I’m privileged to stand against AI. In the humanities, AI-generated content is deeply frowned upon. As an English major, I believe AI models treat language like a watered-down commodity, instead of spotlighting how the written word informs and transforms us in hyper-specific ways.
Others expect hires to understand AI. The Yale Budget Lab noted some fields are more subject to high usage, like computing and administrative work. Students in my justice class shared that companies they interned for pressured employees to use GenAI. There’s a cruel paradox in feeling AI is forced upon us while simultaneously thinking we need it for “survival.” My dad worries that I’m falling behind by not using AI to my advantage. Yet, he avoids his company’s AI tools, feeling like they’d ultimately replace him.
The stakes are high enough to consider thinking beyond reform. GenAI trains us to choose convenience. Offloading even innocuous tasks is still surrendering agency. Do we need chatbots, or are we victims of industry-manufactured hype? What do we sacrifice when giving in?
In my justice class, I learned about Catholic social teaching on universal justice. Even as a Protestant, I found its themes luminous: affirming human life as sacred, dignity for workers, calling for community, stewarding God’s creation, advocating for the vulnerable, upholding rights, and fostering solidarity.

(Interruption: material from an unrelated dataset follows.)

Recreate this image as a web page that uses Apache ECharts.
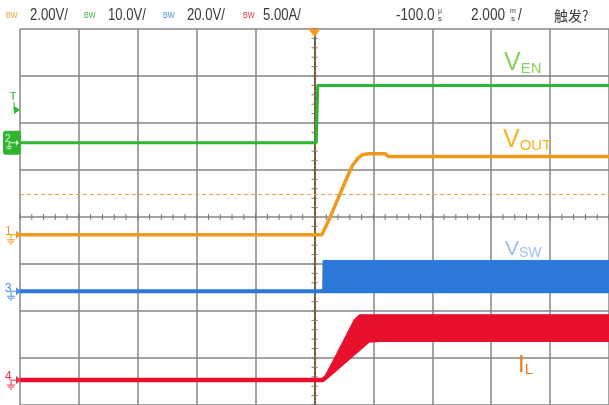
<!DOCTYPE html>
<html><head><meta charset="utf-8">
<script src="https://cdn.jsdelivr.net/npm/echarts@6/dist/echarts.min.js"></script>
<style>html,body{margin:0;padding:0;background:#fff}#c{width:609px;height:405px}</style>
</head><body><div id="c"></div><script>
// Horizontal: 2 ms/div, 10 divisions, trigger at t = 0
const timeRange = [-10, 10];
const timeStep = 2;
const divCount = 8;
const minorPerDiv = 5;

// Channel scales (units per division) and ground marker levels (divisions above bottom)
const ch1Scale = 2,  ch1Ground = 3.62;  // VOUT, V
const ch2Scale = 10, ch2Ground = 5.58;  // VEN, V
const ch3Scale = 20, ch3Ground = 2.42;  // VSW, V
const ch4Scale = 5,  ch4Ground = 0.53;  // IL, A

// Trigger levels
const ch1TrigLevel = 1.73;   // V, dashed line
const ch2TrigLevel = 6.95;   // V, "T" marker

// VEN (enable) step
const venT = [-10, 0.06, 0.11, 10];
const venV = [0, 0, 12.2, 12.2];

// VOUT soft-start ramp
const voutT = [-10, 0.25, 0.52, 1.09, 1.29, 1.46, 1.63, 1.83, 2.40, 2.50, 10];
const voutV = [0, 0, 0.72, 2.40, 2.95, 3.24, 3.41, 3.45, 3.45, 3.33, 3.33];

// VSW switching envelope (lower / upper)
const vswT    = [-10, 0.28, 0.29, 10];
const vswLow  = [0, 0, 0, 0];
const vswHigh = [0, 0, 13.1, 13.1];

// IL ripple envelope (lower / upper)
const ilT    = [-10, 0.28, 0.60, 1.00, 1.36, 1.53, 1.83, 2.20, 10];
const ilLow  = [0, 0, 0.85, 1.94, 2.92, 3.38, 4.20, 4.30, 4.30];
const ilHigh = [0, 0, 1.88, 4.31, 6.50, 6.95, 6.95, 6.95, 6.95];

const C = {green:'#2fb52f', orange:'#ee9a1e', blue:'#2b78d8', red:'#e8102c'};

const toDiv = (g, s) => v => g + v / s;
const pairs = (ts, vs, f) => ts.map((t, i) => [t, f(vs[i])]);

// filled envelope between lower and upper traces
function envelopeSeries(name, ts, lows, highs, f, color) {
  return {
    name: name, type:'custom', z:3, silent:true,
    data: ts.map((t, i) => [t, f(lows[i]), f(highs[i])]),
    encode: {x:0, y:[1, 2]},
    renderItem: function (params, api) {
      if (params.dataIndex !== 0) return null;
      const pts = [];
      for (let i = 0; i < ts.length; i++) pts.push(api.coord([ts[i], f(highs[i])]));
      for (let i = ts.length - 1; i >= 0; i--) pts.push(api.coord([ts[i], f(lows[i])]));
      return {type:'polygon', shape:{points:pts}, style:{fill:color, stroke:color, lineWidth:1}};
    }
  };
}

const chart = echarts.init(document.getElementById('c'), null, {renderer:'canvas'});

const gridLine = {color:'#868686', width:1.5};
const f1 = toDiv(ch1Ground, ch1Scale), f2 = toDiv(ch2Ground, ch2Scale),
      f3 = toDiv(ch3Ground, ch3Scale), f4 = toDiv(ch4Ground, ch4Scale);
const option = {
  animation:false,
  backgroundColor:'#ffffff',
  grid:{left:20, top:29, width:595, height:380},
  xAxis:{type:'value', min:timeRange[0], max:timeRange[1], interval:timeStep,
     axisLine:{show:false}, axisTick:{show:false}, axisLabel:{show:false},
     splitLine:{show:true, lineStyle:gridLine}},
  yAxis:{type:'value', min:0, max:divCount, interval:1,
     axisLine:{show:true, lineStyle:{color:'#7a5530', width:2, type:[3,2]}},
     axisTick:{show:false}, axisLabel:{show:false},
     splitLine:{show:true, lineStyle:gridLine}},
  series:[
    {name:'VEN', type:'line', showSymbol:false, data:pairs(venT, venV, f2),
     lineStyle:{color:C.green, width:3}, z:3},
    {name:'VOUT', type:'line', showSymbol:false, data:pairs(voutT, voutV, f1),
     lineStyle:{color:C.orange, width:3.5}, z:3,
     markLine:{silent:true, symbol:'none', label:{show:false},
       lineStyle:{color:'#f3a43a', width:1, type:[4,3]},
       data:[{yAxis: f1(ch1TrigLevel)}]}},
    {name:'VSW', type:'line', showSymbol:false, data:pairs(vswT, vswLow, f3),
     lineStyle:{color:C.blue, width:4}, z:3},
    envelopeSeries('VSW band', vswT, vswLow, vswHigh, f3, C.blue),
    {name:'IL', type:'line', showSymbol:false, data:pairs(ilT, ilLow, f4),
     lineStyle:{color:C.red, width:4.5}, z:3},
    envelopeSeries('IL band', ilT, ilLow, ilHigh, f4, C.red)
  ]
};
chart.setOption(option);

// ---- annotations ----
const px = (t, d) => chart.convertToPixel({gridIndex:0}, [t, d]);
const FONT = '"Liberation Sans", Arial, sans-serif';
const g = [];

// centre graticule minor ticks
const tickStyle = {stroke:'#777', lineWidth:1};
const nX = (timeRange[1] - timeRange[0]) / timeStep * minorPerDiv;
for (let i = 0; i <= nX; i++) {
  const p = px(timeRange[0] + i * timeStep / minorPerDiv, divCount / 2);
  g.push({type:'line', shape:{x1:p[0], y1:p[1]-3, x2:p[0], y2:p[1]+3}, style:tickStyle, z:1, silent:true});
}
for (let j = 0; j <= divCount * minorPerDiv; j++) {
  const p = px(0, j / minorPerDiv);
  g.push({type:'line', shape:{x1:p[0]-3, y1:p[1], x2:p[0]+3, y2:p[1]}, style:tickStyle, z:1, silent:true});
}

// header
function hText(x, text, color, size, sx) {
  g.push({type:'text', x:x, y:16, scaleX:sx, style:{text:text, fill:color, font:size + 'px ' + FONT, verticalAlign:'middle'}});
}
hText(6, 'BW', '#f0a030', 9, 0.8);  hText(30, '2.00V/', '#3a3a3a', 16, 0.82);
hText(84, 'BW', '#3cae3c', 9, 0.8); hText(108, '10.0V/', '#3a3a3a', 16, 0.82);
hText(163, 'BW', '#4a8ee0', 9, 0.8); hText(187, '20.0V/', '#3a3a3a', 16, 0.82);
hText(243, 'BW', '#e0304a', 9, 0.8); hText(263, '5.00A/', '#3a3a3a', 16, 0.82);
hText(396, '-100.0', '#3a3a3a', 16, 0.85);
g.push({type:'text', x:438, y:11, style:{text:'μ', fill:'#3a3a3a', font:'7px ' + FONT, verticalAlign:'middle'}});
g.push({type:'text', x:438, y:19, style:{text:'s', fill:'#3a3a3a', font:'8px ' + FONT, verticalAlign:'middle'}});
hText(471, '2.000', '#3a3a3a', 16, 0.85);
g.push({type:'text', x:510, y:11, style:{text:'m', fill:'#3a3a3a', font:'7px ' + FONT, verticalAlign:'middle'}});
g.push({type:'text', x:511, y:19, style:{text:'s', fill:'#3a3a3a', font:'8px ' + FONT, verticalAlign:'middle'}});
hText(518, '/', '#3a3a3a', 16, 0.85);
g.push({type:'text', x:554, y:16, style:{text:'触发?', fill:'#3a3a3a', font:'14px "Noto Sans CJK SC", sans-serif', verticalAlign:'middle'}});

// trigger position marker
const trig = px(0, divCount);
g.push({type:'polygon', shape:{points:[[trig[0]-6, trig[1]], [trig[0]+6, trig[1]], [trig[0], trig[1]+8]]}, style:{fill:'#f39a1a'}, z:10});

// channel ground markers
function groundMark(label, color, d, boxed) {
  const p = px(timeRange[0], d);
  const y = p[1], x = p[0];
  if (boxed) {
    const w = '#d8f5d0';
    g.push({type:'rect', shape:{x:x-17, y:y-12, width:18, height:24, r:3}, style:{fill:color}, z:10});
    g.push({type:'text', x:x-15, y:y-3, style:{text:label, fill:w, font:'10px ' + FONT, verticalAlign:'middle'}, z:11});
    g.push({type:'polyline', shape:{points:[[x-11, y], [x-3, y]]}, style:{stroke:w, lineWidth:1}, z:11});
    g.push({type:'polygon', shape:{points:[[x-4, y-3], [x-1, y], [x-4, y+3]]}, style:{fill:w}, z:11});
    g.push({type:'polyline', shape:{points:[[x-11, y], [x-11, y+4]]}, style:{stroke:w, lineWidth:1}, z:11});
    g.push({type:'polyline', shape:{points:[[x-14, y+4], [x-8, y+4]]}, style:{stroke:w, lineWidth:1}, z:11});
    g.push({type:'polyline', shape:{points:[[x-13, y+6], [x-9, y+6]]}, style:{stroke:w, lineWidth:1}, z:11});
    return;
  }
  g.push({type:'text', x:x-15, y:y-3, style:{text:label, fill:color, font:'12px ' + FONT, verticalAlign:'middle'}, z:10});
  g.push({type:'polyline', shape:{points:[[x-9, y], [x-2, y]]}, style:{stroke:color, lineWidth:1}, z:10});
  g.push({type:'polygon', shape:{points:[[x-4, y-4], [x+1, y], [x-4, y+4]]}, style:{fill:color}, z:10});
  g.push({type:'polyline', shape:{points:[[x-9, y], [x-9, y+5]]}, style:{stroke:color, lineWidth:1}, z:10});
  g.push({type:'polyline', shape:{points:[[x-13, y+5], [x-5, y+5]]}, style:{stroke:color, lineWidth:1}, z:10});
  g.push({type:'polyline', shape:{points:[[x-12, y+7], [x-6, y+7]]}, style:{stroke:color, lineWidth:1}, z:10});
  g.push({type:'polyline', shape:{points:[[x-10, y+9], [x-8, y+9]]}, style:{stroke:color, lineWidth:1}, z:10});
}
groundMark('2', C.green, ch2Ground, true);
groundMark('1', C.orange, ch1Ground, false);
groundMark('3', '#4a8ee0', ch3Ground, false);
groundMark('4', '#e8304a', ch4Ground, false);

// channel 2 trigger level marker
(function () {
  const p = px(timeRange[0], f2(ch2TrigLevel));
  g.push({type:'text', x:p[0]-7, y:p[1]-13, style:{text:'T', fill:C.green, font:'11px ' + FONT, align:'center', verticalAlign:'middle'}, z:10});
  g.push({type:'polyline', shape:{points:[[p[0]-6, p[1]-8], [p[0]-6, p[1]]]}, style:{stroke:C.green, lineWidth:1}, z:10});
  g.push({type:'polygon', shape:{points:[[p[0]-6, p[1]-4], [p[0], p[1]], [p[0]-6, p[1]+4]]}, style:{fill:C.green}, z:10});
})();

// signal names
function sigLabel(x, yBottom, main, sub, color, big, small) {
  g.push({type:'text', x:x, y:yBottom, z:12, style:{
    text:'{a|' + main + '}{b|' + sub + '}', verticalAlign:'bottom',
    rich:{a:{fill:color, font:big + 'px ' + FONT, verticalAlign:'bottom'},
          b:{fill:color, font:small + 'px ' + FONT, verticalAlign:'bottom'}}}});
}
sigLabel(504, 76, 'V', 'EN', '#8ccf5a', 25, 15);
sigLabel(503, 153, 'V', 'OUT', '#f8b31a', 25, 15);
sigLabel(505, 260, 'V', 'SW', '#9bc2e8', 21, 14);
sigLabel(518, 377, 'I', 'L', '#f07c1e', 24, 15);

chart.setOption({graphic:g});
</script></body></html>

As University President Rev. William P. Leahy, S.J., wrote in his President’s Message, BC students should consider how they will be “shaping the future with vision, justice, and charity” and have “concern for all of the human family.” We’re expected to approach ethics with regard for the world we’ve already inherited.
AI is not the only corrupt industry, but the imperative is recognizing AI as a justice issue with which the public is concerned. Otherwise, we’re perpetuating a one-sided narrative and acting solely based on potential personal gain.
Our futures will be affected by systematic applications of AI. AI supercharges surveillance, and ICE increasingly relies on controversial AI facial-recognition and phone-hacking software. At home and abroad, military interest in AI demonstrates a shocking willingness to endanger lives unnecessarily.
Though systemic change is most crucial to resolving injustices, each person has the power to opt in or out. Large-scale change never gains traction unless we shift the conversation.
If you often query ChatGPT, its ubiquity and quick turnaround make it hard to stop, even if you experience cognitive dissonance. Increased individual AI usage is a reaction to our culture’s insistence that we need it for everything. Is it because of perfectionism, procrastination, or disconnection? No chatbot fixes root problems. Messiness and uncertainty are expected in college—so are sustained attention and curiosity.
As global citizens, we must understand how excessive GenAI usage renders us less critical of profit-obsessed corporations and less caring toward the disempowered. As an intellectual community, we should look past thought-terminating clichés, like the “efficiency” mantra. It would be an injustice if we didn’t.